A plan by major agrochemical companies to develop genetically engineered (GE) soil microbes, including bacteria and fungi, to act as pesticides and fertilizers is raising concerns about the unknown and potentially disastrous risks associated with the new organisms, according to a report published Tuesday by Friends of the Earth.
Bayer-Monsanto, Syngenta and BASF are among the chemical giants known to be developing the microbes which, according to the report, are fundamentally different from the already controversial genetically modified organisms (GMOs) that have existed for decades.
GE microbes are living organisms that share their genetic material easily with other species and travel vast distances in the wind.
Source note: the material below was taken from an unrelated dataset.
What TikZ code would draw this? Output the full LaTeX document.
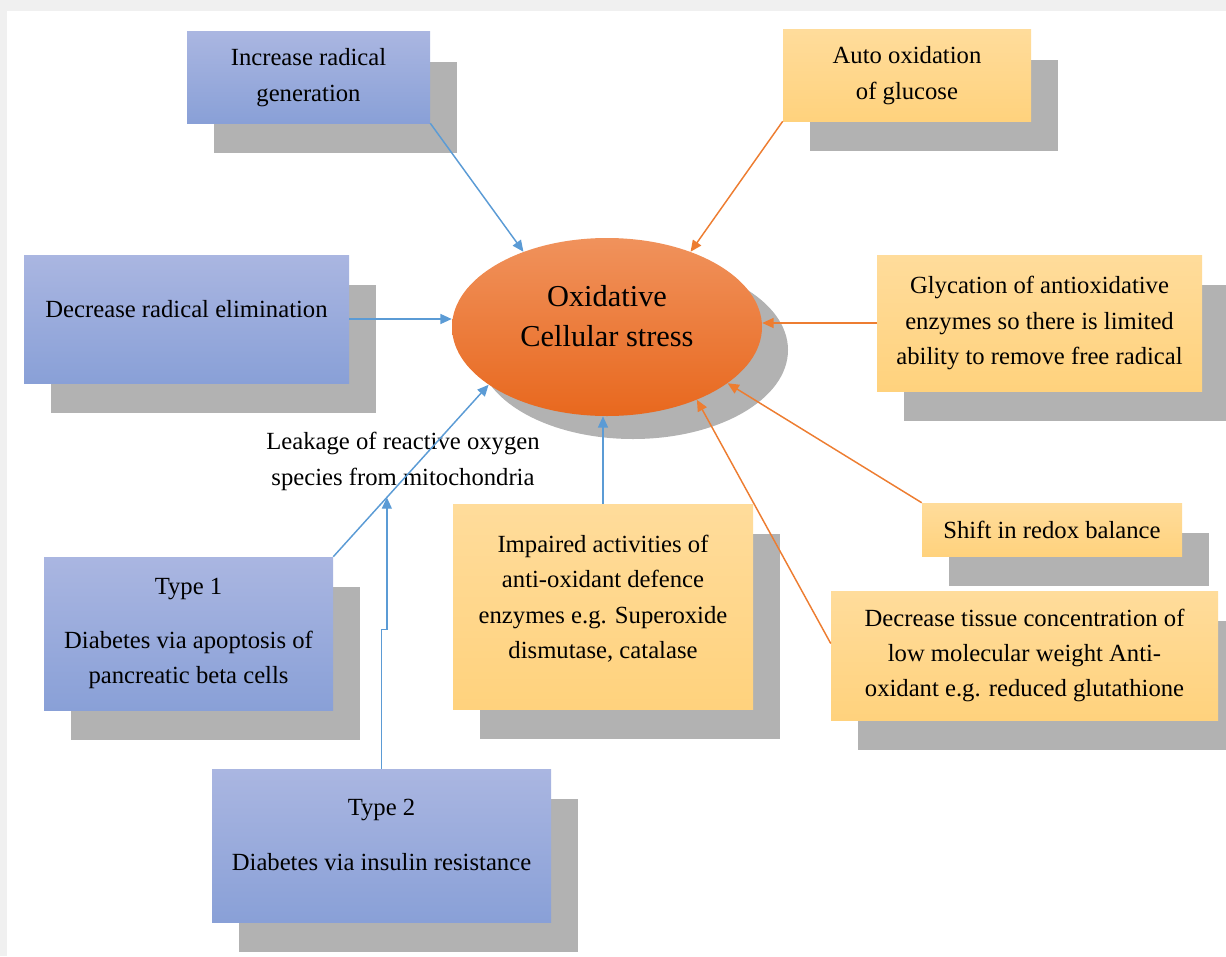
\documentclass[tikz,border=0pt]{standalone}
\usepackage{fontspec}
\setmainfont{Liberation Serif}
\usetikzlibrary{arrows.meta,shapes.geometric,calc,backgrounds}
\definecolor{CAUSE-TOP}{RGB}{170,182,225}
\definecolor{CAUSE-BOT}{RGB}{137,160,215}
\definecolor{EFFECT-TOP}{RGB}{255,220,155}
\definecolor{EFFECT-BOT}{RGB}{255,210,125}
\definecolor{STRESS-TOP}{RGB}{240,146,92}
\definecolor{STRESS-BOT}{RGB}{232,104,30}
\definecolor{SHADOW-GRAY}{RGB}{178,178,178}
\definecolor{FRAME-GRAY}{RGB}{240,240,240}
\definecolor{LINK-BLUE}{RGB}{91,155,213}
\definecolor{LINK-ORANGE}{RGB}{237,125,49}

\begin{document}
\begin{tikzpicture}[x=0.75pt,y=-0.75pt,
  causebox/.style={rectangle, inner sep=0pt, align=center, top color=CAUSE-TOP, bottom color=CAUSE-BOT, font=\fontsize{18.5}{26.5}\selectfont},
  effectbox/.style={rectangle, inner sep=0pt, align=center, top color=EFFECT-TOP, bottom color=EFFECT-BOT, font=\fontsize{18.5}{26.5}\selectfont},
  bluelink/.style={-{Triangle[length=8.5pt,width=7.5pt]}, LINK-BLUE, line width=1.1pt},
  orangelink/.style={-{Triangle[length=8.5pt,width=7.5pt]}, LINK-ORANGE, line width=1.1pt}]
  \useasboundingbox (0,0) rectangle (1226,956);

  % Page frame
  \fill[FRAME-GRAY] (0,0) rectangle (1226,11);
  \fill[FRAME-GRAY] (0,0) rectangle (7,956);

  % Central ellipse
  \node[ellipse, inner sep=0pt, minimum width=232.5pt, minimum height=133.5pt, align=center,
        top color=STRESS-TOP, bottom color=STRESS-BOT, font=\fontsize{22.8}{30.5}\selectfont]
    (stress) at (607,327) {Oxidative\\Cellular stress\\[-14pt]\mbox{}};

  % Causes (blue)
  \node[causebox, minimum width=182.25pt, minimum height=68.25pt] (incrgen) at (308.5,77.5) {Increase radical\\generation};
  \node[causebox, minimum width=243.75pt, minimum height=96pt] (decrelim) at (186.5,319) {Decrease radical elimination\\[-11.5pt]\mbox{}};
  \node[causebox, minimum width=216.75pt, minimum height=114.75pt] (typeone) at (188.5,633.5) {Type 1\\[13.5pt]Diabetes via apoptosis of\\pancreatic beta cells};
  \node[causebox, minimum width=254.25pt, minimum height=114.75pt] (typetwo) at (381.5,845.5) {Type 2\\[15pt]Diabetes via insulin resistance\\[-10pt]\mbox{}};

  % Effects (orange)
  \node[effectbox, minimum width=186pt, minimum height=68.25pt] (autoox) at (907,75.5) {Auto oxidation\\of glucose};
  \node[effectbox, minimum width=243.75pt, minimum height=102pt] (glycation) at (1039.5,323) {Glycation of antioxidative\\enzymes so there is limited\\ability to remove free radical};
  \node[effectbox, minimum width=195pt, minimum height=39.75pt] (redox) at (1052,529.5) {Shift in redox balance};
  \node[effectbox, minimum width=290.25pt, minimum height=96.75pt] (tissue) at (1024.5,655.5) {Decrease tissue concentration of\\low molecular weight Anti-\\oxidant e.g. reduced glutathione};
  \node[effectbox, minimum width=225pt, minimum height=153.75pt] (impaired) at (603,606.5) {Impaired activities of\\anti-oxidant defence\\enzymes e.g. Superoxide\\dismutase, catalase\\[-12pt]\mbox{}};

  % Label on the type 1 link
  \node[align=center, font=\fontsize{18.5}{27}\selectfont] (leakage) at (403,461) {Leakage of reactive oxygen\\species from mitochondria};

  % Shadows behind everything
  \begin{scope}[on background layer]
    \foreach \n in {incrgen,decrelim,typeone,typetwo,autoox,glycation,redox,tissue,impaired}
      \fill[SHADOW-GRAY] ($(\n.south west)+(27,30)$) rectangle ($(\n.north east)+(27,30)$);
    \fill[SHADOW-GRAY] ($(stress.center)+(26,23)$) ellipse [x radius=155, y radius=89];
  \end{scope}

  % Blue links
  \draw[bluelink] (incrgen.south east) -- (stress.138);
  \draw[bluelink] (decrelim.east) -- (decrelim.east -| stress.west);
  \draw[bluelink] (typeone.north east) -- coordinate[pos=0.345] (leakjoin) (stress.206);
  \draw[bluelink] (typetwo.north) -- ++(0,-139) -| (leakjoin);
  \draw[bluelink] (impaired.north) -- (impaired.north |- stress.south);

  % Orange links
  \draw[orangelink] (autoox.south west) -- (stress.42);
  \draw[orangelink] (glycation.west) -- (glycation.west -| stress.east);
  \draw[orangelink] (redox.north west) -- (stress.-25);
  \draw[orangelink] ([yshift=9pt]tissue.west) -- (stress.-39);
\end{tikzpicture}
\end{document}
And because they are microscopic, their numbers are vast.
“An application of GE bacteria could release approximately 3 trillion genetically modified organisms every half an acre — that’s about how many GE corn plants there are in the entire U.S.,” said Dana Perls, food and technology manager at Friends of the Earth, in a press release.
Introducing GE microbes into agriculture represents an “unprecedented open air genetic experiment,” the report says. “The scale of release is far larger, and the odds of containment are far smaller than for other GE crops.”
Scientists understand the role and function of less than 1 percent of the billions of existing species of microbes or “biologicals.”
Yet the race is on by biotech and agrochemical companies to develop, modify and patent new microbes to capture a share of the biologicals market, which is set to triple in value to $29.31 billion by 2029.
At least two GE microbes, Pivot Bio’s Proven and BASF’s Poncho Votivo seed treatments, are already being used by U.S. farmers on millions of acres of farmland.